Records
——————————

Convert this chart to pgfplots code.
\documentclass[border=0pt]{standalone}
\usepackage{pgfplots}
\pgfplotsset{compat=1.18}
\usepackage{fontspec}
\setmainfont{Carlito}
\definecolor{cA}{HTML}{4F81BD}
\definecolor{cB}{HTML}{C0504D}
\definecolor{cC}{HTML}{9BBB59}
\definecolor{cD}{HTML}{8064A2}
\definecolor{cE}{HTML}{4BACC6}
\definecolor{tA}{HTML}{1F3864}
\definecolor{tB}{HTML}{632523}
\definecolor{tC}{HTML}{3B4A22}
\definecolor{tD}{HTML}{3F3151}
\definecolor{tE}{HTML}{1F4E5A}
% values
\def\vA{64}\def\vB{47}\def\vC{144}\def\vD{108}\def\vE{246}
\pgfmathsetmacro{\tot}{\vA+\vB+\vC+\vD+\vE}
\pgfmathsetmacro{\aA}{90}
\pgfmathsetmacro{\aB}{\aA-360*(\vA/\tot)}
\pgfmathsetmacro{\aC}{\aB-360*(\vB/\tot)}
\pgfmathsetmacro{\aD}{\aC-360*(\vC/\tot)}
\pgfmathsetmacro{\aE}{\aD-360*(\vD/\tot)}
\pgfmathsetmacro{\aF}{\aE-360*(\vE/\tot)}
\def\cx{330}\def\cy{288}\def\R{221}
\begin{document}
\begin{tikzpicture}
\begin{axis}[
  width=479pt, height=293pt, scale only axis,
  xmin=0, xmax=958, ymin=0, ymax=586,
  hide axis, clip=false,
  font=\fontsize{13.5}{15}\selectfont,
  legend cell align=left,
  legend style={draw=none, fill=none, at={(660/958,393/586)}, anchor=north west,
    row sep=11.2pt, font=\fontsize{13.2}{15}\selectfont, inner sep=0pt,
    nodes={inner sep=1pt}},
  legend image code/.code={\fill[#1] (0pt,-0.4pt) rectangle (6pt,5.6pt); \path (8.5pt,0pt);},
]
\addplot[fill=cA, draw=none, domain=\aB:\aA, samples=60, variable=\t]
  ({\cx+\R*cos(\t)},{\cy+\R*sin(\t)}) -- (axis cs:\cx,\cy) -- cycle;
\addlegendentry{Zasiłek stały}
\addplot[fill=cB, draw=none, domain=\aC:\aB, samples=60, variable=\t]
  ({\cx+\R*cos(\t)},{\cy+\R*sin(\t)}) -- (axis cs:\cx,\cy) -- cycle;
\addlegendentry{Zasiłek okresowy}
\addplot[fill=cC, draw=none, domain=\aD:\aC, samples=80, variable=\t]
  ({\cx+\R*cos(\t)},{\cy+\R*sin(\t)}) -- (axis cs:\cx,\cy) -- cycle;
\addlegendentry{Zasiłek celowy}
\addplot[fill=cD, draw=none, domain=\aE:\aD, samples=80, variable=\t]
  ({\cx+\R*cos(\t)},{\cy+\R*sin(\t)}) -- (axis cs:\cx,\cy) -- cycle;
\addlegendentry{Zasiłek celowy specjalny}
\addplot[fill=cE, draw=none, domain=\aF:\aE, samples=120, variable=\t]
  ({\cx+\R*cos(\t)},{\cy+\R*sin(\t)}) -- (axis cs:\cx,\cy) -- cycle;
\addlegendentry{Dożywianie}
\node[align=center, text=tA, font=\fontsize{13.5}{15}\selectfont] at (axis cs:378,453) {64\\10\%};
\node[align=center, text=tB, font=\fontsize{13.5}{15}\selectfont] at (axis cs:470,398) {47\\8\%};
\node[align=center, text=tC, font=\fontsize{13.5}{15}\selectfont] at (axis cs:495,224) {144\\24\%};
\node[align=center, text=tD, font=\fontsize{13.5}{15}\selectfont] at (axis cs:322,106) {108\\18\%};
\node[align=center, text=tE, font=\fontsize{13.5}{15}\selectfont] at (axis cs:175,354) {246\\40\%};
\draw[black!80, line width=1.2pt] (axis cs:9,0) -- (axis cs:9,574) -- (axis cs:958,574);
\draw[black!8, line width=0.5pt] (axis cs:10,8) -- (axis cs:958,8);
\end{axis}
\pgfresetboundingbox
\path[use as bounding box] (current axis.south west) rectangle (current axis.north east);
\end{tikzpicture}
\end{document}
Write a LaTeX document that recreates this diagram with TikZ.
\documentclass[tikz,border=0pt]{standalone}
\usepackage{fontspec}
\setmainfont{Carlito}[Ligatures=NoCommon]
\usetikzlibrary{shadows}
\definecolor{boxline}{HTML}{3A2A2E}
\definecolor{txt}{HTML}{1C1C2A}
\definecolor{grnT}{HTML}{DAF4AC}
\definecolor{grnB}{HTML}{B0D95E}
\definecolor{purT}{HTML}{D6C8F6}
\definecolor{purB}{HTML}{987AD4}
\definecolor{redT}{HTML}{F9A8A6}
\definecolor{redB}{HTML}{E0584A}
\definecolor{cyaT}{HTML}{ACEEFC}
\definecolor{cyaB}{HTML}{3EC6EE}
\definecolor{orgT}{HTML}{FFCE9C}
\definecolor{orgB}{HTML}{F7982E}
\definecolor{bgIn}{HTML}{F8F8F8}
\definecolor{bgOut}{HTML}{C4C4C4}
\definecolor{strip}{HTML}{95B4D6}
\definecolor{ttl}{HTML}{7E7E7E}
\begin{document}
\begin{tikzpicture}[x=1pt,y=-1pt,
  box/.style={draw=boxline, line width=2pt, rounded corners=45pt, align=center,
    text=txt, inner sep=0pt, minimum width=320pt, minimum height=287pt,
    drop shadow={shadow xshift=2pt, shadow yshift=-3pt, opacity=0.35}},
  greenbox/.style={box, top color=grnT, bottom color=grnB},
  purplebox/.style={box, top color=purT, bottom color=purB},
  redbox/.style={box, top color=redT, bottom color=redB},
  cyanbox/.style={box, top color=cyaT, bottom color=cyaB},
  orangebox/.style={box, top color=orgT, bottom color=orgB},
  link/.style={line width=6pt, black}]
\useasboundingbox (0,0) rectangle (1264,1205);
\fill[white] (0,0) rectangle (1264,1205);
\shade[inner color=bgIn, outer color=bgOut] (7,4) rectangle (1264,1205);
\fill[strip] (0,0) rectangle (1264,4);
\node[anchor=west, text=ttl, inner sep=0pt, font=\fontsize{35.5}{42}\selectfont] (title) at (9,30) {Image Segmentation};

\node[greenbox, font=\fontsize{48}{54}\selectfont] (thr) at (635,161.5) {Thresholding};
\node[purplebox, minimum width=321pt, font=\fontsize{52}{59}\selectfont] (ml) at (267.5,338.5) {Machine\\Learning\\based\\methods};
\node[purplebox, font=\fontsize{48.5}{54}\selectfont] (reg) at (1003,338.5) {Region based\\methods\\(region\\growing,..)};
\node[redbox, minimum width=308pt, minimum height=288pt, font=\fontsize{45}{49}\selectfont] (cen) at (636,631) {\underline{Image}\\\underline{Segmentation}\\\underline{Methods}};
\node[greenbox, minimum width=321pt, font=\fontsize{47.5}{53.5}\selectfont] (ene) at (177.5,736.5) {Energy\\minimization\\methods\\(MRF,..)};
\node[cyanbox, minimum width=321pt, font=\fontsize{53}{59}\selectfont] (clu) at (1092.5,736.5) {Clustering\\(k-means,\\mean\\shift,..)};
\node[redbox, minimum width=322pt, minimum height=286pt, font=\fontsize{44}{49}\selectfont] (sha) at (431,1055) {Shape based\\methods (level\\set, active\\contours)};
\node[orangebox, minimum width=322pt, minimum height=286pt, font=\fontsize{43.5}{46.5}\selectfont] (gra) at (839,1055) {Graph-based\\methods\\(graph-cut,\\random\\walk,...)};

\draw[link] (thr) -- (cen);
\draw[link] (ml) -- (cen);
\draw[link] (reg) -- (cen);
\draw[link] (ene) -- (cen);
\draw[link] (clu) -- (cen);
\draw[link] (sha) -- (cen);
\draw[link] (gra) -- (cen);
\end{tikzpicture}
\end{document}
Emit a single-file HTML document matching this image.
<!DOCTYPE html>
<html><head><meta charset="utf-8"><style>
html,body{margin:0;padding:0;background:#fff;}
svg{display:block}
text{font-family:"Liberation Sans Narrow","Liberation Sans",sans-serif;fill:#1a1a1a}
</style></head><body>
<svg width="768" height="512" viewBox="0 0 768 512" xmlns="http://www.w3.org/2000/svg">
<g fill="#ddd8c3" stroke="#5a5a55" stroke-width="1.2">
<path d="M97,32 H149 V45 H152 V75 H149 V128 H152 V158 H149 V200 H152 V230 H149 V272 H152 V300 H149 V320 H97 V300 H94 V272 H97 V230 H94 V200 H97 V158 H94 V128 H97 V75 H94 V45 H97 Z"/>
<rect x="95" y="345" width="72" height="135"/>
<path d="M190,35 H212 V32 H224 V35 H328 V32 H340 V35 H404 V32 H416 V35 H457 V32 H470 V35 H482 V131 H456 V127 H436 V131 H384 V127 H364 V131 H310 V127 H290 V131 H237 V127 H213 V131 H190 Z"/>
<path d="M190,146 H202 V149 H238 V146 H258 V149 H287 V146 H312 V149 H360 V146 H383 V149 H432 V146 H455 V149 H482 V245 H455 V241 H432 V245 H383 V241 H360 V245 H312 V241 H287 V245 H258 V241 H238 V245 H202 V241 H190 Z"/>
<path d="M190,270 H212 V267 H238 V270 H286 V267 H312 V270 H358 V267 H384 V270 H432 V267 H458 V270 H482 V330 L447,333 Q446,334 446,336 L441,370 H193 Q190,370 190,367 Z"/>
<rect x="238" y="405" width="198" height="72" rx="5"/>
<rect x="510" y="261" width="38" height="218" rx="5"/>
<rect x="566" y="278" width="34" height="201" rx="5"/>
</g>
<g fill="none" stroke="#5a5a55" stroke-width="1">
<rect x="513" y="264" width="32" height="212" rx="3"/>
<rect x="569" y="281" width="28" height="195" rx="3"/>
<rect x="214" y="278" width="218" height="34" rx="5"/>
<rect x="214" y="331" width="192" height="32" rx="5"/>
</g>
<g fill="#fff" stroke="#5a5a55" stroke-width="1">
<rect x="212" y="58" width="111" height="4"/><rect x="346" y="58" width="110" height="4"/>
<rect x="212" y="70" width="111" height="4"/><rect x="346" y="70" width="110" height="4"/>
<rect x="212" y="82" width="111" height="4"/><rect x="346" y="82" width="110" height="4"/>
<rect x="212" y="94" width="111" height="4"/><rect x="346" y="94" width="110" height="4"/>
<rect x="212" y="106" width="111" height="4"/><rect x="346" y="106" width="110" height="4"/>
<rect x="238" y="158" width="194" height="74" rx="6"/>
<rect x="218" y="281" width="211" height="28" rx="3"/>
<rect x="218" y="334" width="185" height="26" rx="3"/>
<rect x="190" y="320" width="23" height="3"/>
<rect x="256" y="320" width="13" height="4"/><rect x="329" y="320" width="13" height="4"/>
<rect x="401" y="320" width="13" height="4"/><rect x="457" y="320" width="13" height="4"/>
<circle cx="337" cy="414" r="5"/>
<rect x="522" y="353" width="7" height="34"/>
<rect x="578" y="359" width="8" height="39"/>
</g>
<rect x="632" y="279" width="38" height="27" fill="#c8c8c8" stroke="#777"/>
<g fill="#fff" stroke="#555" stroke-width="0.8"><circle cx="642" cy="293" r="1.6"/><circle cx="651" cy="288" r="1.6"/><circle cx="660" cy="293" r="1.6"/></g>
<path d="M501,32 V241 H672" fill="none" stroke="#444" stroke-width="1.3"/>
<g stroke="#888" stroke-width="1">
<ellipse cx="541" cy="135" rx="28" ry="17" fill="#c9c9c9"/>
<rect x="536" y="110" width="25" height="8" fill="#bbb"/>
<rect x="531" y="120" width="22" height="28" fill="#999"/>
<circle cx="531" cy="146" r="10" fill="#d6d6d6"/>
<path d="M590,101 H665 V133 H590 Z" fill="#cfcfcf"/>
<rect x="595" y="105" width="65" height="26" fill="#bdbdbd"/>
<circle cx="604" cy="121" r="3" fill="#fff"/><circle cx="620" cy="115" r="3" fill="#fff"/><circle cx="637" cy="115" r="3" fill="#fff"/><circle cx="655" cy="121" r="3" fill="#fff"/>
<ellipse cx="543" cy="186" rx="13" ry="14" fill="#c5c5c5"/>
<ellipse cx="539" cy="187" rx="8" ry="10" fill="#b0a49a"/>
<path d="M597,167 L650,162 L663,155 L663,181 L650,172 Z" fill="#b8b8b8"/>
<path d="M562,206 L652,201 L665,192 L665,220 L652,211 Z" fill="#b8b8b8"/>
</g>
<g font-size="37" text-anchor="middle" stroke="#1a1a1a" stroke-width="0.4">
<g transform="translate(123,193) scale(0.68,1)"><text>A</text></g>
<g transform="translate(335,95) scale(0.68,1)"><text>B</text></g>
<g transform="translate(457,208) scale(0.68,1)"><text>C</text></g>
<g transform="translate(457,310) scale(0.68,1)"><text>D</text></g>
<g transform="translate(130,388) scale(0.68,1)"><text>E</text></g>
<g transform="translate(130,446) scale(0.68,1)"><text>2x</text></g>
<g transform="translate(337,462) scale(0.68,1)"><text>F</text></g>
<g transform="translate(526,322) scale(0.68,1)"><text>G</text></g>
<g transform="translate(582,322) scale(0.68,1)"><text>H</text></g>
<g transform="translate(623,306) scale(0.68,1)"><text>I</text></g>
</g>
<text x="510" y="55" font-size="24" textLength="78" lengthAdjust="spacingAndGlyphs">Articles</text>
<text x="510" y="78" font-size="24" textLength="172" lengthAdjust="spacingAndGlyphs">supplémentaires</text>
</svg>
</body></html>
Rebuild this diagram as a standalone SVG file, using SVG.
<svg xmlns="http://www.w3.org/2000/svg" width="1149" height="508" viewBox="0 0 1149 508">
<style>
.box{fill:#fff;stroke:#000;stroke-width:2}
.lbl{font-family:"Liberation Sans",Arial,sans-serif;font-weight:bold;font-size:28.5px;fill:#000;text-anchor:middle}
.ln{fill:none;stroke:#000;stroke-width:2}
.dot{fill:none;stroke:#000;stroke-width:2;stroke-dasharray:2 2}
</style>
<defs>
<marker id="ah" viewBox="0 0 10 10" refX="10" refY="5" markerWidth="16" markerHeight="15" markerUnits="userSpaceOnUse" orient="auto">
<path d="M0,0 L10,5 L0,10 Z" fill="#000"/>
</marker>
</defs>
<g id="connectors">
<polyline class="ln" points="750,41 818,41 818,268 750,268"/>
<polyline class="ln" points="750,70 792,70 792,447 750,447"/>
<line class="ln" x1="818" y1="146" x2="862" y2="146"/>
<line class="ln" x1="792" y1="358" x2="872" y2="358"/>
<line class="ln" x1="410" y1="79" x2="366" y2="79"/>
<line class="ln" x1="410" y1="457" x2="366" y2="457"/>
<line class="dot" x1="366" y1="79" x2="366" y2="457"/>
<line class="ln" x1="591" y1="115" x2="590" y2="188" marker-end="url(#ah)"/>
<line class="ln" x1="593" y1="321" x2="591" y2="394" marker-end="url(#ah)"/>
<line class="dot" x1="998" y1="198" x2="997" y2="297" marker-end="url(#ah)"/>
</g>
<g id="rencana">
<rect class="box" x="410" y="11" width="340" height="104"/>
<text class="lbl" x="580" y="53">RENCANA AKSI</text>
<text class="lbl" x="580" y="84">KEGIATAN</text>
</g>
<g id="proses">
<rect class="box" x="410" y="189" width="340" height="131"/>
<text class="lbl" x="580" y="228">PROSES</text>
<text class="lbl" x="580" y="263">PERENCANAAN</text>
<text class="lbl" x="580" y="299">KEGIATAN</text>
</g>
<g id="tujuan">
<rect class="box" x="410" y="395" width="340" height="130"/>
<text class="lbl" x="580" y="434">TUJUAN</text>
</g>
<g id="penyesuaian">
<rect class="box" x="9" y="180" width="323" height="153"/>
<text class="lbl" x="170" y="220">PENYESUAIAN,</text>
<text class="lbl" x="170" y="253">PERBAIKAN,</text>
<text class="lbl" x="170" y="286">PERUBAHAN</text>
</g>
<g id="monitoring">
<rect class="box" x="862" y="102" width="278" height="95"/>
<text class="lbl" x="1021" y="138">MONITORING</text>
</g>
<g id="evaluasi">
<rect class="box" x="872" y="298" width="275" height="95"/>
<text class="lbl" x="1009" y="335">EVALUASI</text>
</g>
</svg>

——————————

■ Given problem
In the entries above, count each line holding "diagram" and report the total and nothing more.

■ Written response
2